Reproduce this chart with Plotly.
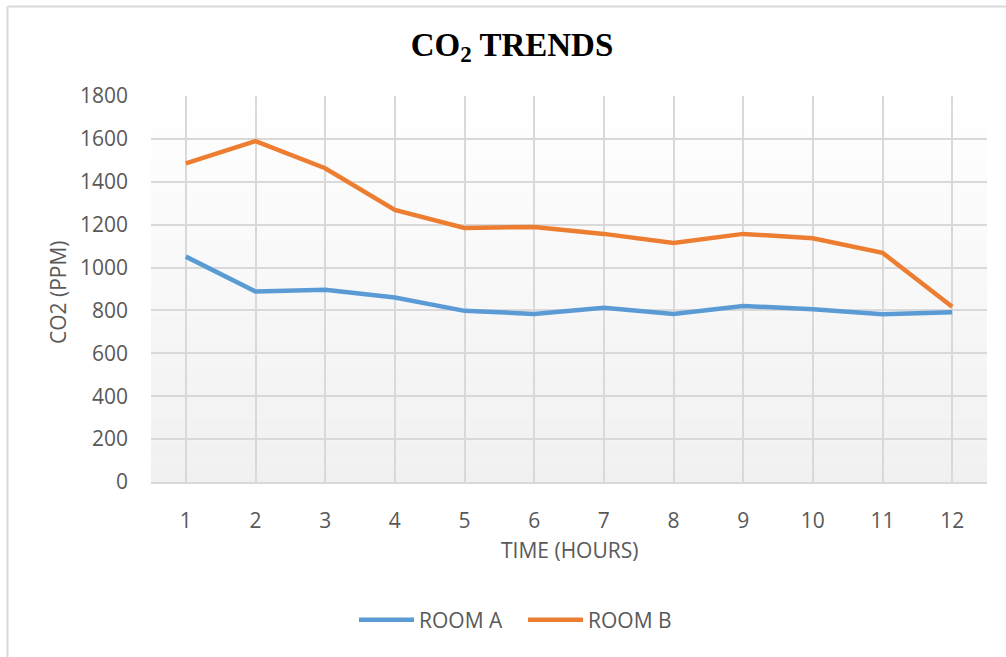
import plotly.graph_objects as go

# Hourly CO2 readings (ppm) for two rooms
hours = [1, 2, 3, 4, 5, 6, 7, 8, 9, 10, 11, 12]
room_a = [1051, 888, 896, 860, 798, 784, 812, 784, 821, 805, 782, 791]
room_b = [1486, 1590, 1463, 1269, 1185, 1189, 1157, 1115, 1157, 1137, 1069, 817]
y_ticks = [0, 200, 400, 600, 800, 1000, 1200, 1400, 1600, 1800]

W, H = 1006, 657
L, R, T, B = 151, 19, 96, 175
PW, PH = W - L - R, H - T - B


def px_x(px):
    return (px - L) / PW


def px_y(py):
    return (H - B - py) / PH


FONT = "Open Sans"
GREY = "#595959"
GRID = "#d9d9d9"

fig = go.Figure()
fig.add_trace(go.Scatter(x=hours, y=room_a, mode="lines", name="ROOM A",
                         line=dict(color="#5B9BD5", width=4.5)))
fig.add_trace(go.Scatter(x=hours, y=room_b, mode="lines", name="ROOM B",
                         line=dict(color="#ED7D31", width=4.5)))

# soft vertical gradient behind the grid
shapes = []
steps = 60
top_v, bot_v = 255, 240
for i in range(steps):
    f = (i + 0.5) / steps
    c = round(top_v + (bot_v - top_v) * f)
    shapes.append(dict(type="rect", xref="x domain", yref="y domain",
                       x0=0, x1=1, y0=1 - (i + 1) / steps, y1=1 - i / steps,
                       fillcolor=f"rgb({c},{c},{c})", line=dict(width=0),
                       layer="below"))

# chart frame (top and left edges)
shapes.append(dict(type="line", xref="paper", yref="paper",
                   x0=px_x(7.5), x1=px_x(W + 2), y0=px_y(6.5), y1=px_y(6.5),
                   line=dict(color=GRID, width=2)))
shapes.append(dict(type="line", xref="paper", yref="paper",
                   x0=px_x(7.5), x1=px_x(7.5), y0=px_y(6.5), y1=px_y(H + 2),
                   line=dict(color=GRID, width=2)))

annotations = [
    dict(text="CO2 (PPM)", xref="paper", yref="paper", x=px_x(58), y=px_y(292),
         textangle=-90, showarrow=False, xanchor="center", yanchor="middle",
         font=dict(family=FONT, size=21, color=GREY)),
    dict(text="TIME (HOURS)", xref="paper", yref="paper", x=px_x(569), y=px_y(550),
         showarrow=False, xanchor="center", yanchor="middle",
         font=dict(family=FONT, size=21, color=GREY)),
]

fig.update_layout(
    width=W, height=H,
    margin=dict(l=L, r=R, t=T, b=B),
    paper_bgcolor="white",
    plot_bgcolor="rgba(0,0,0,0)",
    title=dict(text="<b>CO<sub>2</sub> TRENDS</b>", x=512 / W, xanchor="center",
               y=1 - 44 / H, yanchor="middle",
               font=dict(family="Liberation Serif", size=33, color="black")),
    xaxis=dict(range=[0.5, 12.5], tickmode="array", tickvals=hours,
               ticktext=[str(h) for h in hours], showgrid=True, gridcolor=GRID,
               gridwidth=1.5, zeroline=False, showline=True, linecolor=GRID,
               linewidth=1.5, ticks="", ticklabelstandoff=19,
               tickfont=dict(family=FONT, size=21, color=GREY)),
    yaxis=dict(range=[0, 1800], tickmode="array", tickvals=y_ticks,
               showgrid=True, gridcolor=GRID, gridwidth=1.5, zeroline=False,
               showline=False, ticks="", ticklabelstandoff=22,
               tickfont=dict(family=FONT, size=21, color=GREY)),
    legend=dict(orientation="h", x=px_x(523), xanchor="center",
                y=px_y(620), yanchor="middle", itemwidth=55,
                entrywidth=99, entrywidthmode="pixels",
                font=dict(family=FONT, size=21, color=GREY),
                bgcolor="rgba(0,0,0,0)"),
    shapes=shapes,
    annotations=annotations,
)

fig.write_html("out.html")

---

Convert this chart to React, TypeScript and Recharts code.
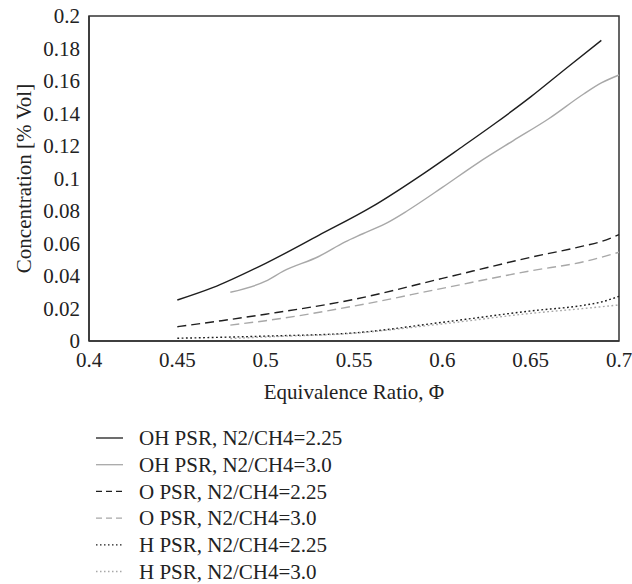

...

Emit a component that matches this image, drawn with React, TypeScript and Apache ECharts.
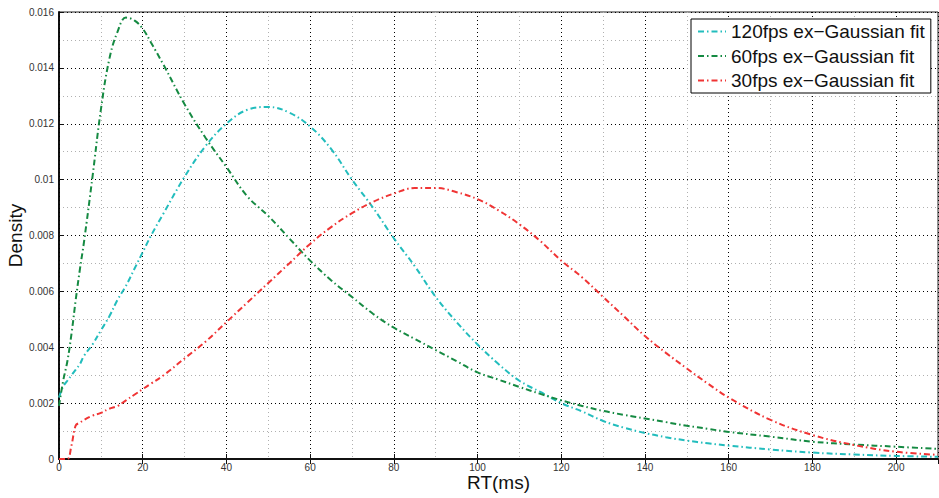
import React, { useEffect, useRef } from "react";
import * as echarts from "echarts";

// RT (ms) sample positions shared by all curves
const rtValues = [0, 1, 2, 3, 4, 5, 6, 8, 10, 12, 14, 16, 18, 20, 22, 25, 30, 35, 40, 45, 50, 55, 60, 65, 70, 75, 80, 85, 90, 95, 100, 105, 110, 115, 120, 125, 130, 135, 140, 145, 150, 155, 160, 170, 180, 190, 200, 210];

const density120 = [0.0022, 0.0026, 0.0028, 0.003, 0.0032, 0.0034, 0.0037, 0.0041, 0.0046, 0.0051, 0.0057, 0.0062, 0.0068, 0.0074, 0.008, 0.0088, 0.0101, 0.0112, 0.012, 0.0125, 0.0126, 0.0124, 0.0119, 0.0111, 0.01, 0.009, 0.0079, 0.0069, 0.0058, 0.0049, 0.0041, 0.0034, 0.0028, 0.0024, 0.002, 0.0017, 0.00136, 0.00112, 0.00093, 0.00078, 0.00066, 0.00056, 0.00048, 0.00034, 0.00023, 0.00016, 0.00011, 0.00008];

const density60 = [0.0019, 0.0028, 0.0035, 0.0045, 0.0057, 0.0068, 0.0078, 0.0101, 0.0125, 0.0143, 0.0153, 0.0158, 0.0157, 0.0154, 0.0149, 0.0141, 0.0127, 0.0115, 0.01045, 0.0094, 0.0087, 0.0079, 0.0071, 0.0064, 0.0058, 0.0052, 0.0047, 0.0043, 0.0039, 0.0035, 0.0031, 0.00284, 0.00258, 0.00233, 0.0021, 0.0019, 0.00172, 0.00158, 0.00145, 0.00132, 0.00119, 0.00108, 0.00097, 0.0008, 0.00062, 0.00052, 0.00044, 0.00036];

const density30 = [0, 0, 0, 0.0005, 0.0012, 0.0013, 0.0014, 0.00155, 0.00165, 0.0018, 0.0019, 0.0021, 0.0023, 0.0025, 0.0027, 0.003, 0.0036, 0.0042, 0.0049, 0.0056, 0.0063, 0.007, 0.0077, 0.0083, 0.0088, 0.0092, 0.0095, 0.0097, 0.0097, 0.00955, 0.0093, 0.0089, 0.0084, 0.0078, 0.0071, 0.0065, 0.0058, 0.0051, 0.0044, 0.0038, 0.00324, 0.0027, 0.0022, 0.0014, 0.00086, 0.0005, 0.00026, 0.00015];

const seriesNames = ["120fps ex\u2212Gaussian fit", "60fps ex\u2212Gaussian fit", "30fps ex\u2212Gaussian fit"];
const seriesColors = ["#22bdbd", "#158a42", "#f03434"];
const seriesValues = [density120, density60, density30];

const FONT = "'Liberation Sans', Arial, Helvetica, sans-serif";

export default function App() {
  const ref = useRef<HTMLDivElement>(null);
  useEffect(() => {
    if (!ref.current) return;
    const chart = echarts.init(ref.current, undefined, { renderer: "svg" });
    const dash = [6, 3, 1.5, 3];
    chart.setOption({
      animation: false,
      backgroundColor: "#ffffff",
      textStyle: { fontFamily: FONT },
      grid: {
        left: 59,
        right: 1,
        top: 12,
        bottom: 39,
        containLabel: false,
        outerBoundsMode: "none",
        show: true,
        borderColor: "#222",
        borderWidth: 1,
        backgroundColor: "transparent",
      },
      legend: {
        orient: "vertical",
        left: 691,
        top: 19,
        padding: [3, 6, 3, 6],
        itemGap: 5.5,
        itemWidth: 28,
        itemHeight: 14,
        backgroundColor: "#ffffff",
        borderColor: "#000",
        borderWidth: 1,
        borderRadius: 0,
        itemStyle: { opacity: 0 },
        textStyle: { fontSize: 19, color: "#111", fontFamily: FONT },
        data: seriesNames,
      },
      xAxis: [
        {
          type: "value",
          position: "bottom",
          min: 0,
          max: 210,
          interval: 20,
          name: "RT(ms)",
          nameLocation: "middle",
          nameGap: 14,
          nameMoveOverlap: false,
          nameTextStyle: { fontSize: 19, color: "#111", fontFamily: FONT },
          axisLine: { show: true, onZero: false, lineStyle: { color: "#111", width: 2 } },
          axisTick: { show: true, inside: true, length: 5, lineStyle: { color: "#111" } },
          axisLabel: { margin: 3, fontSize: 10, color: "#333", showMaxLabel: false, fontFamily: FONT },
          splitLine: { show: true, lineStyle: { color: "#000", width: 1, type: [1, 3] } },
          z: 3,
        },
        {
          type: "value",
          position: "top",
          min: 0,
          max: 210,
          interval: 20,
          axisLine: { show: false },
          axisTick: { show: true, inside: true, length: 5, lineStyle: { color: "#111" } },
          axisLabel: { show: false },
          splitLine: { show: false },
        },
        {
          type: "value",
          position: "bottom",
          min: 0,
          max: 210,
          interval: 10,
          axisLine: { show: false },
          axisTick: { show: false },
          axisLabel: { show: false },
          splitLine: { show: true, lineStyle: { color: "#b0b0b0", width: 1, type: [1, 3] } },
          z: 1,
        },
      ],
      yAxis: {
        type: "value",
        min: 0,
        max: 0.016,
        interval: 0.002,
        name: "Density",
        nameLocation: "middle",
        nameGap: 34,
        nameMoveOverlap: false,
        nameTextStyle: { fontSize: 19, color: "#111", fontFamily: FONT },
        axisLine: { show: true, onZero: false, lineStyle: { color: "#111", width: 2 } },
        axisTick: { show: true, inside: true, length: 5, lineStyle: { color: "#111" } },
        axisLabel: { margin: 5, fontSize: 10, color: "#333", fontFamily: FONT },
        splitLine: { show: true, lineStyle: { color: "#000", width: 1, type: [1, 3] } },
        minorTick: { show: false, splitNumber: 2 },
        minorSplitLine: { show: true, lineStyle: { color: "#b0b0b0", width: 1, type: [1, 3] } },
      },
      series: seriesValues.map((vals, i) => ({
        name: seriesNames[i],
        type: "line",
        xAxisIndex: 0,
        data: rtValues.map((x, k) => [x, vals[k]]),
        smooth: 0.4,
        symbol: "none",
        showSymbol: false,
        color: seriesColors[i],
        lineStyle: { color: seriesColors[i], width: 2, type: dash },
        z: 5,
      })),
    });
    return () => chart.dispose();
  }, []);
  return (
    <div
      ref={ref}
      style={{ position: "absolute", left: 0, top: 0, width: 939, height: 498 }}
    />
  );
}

Exercise requirements
Without the pictures, write out exactly the lines from the one that has "Reproduce this chart with Plotly." down to the one that has "import plotly.graph_objects as go", both included.

Reply to the exercise
Reproduce this chart with Plotly.
import plotly.graph_objects as go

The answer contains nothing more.